Provided data.
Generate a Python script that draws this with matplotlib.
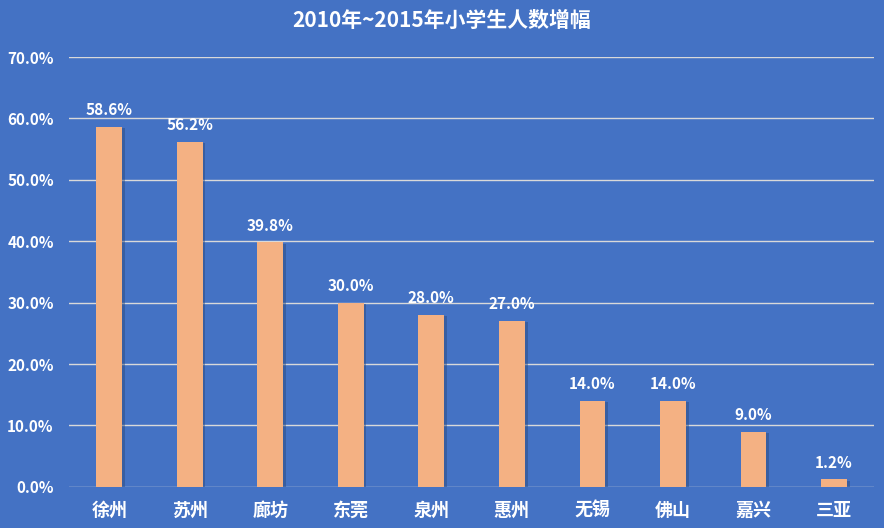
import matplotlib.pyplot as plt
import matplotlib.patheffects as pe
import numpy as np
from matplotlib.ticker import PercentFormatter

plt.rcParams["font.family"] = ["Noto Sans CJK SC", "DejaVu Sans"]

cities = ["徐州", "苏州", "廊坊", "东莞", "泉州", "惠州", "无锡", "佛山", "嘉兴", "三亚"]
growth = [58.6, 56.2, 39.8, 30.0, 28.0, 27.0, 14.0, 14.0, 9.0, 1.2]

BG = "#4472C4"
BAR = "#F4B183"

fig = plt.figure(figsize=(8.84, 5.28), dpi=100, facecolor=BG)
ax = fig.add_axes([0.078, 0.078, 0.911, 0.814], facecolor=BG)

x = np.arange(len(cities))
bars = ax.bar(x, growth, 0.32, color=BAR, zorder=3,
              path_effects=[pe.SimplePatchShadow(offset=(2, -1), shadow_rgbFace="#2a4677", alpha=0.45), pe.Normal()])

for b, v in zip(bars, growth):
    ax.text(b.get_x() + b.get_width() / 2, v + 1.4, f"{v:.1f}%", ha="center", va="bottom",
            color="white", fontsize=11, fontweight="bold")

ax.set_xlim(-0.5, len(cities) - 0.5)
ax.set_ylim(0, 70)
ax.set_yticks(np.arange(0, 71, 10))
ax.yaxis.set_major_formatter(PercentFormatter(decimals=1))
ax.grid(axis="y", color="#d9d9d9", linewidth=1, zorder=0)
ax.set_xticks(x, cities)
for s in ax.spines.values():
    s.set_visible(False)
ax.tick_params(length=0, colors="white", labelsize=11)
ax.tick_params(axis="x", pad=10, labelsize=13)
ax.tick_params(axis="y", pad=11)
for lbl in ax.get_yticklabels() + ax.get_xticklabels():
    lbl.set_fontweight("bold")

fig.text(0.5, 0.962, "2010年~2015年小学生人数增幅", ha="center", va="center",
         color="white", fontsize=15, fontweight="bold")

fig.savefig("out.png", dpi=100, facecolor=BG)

Exercise. Give again, word for word, every line from the top of the data through the line with "14.0, 9.0, 1.2]", both ends included, and exclude the pictures.

Full output.
Generate a Python script that draws this with matplotlib.
import matplotlib.pyplot as plt
import matplotlib.patheffects as pe
import numpy as np
from matplotlib.ticker import PercentFormatter

plt.rcParams["font.family"] = ["Noto Sans CJK SC", "DejaVu Sans"]

cities = ["徐州", "苏州", "廊坊", "东莞", "泉州", "惠州", "无锡", "佛山", "嘉兴", "三亚"]
growth = [58.6, 56.2, 39.8, 30.0, 28.0, 27.0, 14.0, 14.0, 9.0, 1.2]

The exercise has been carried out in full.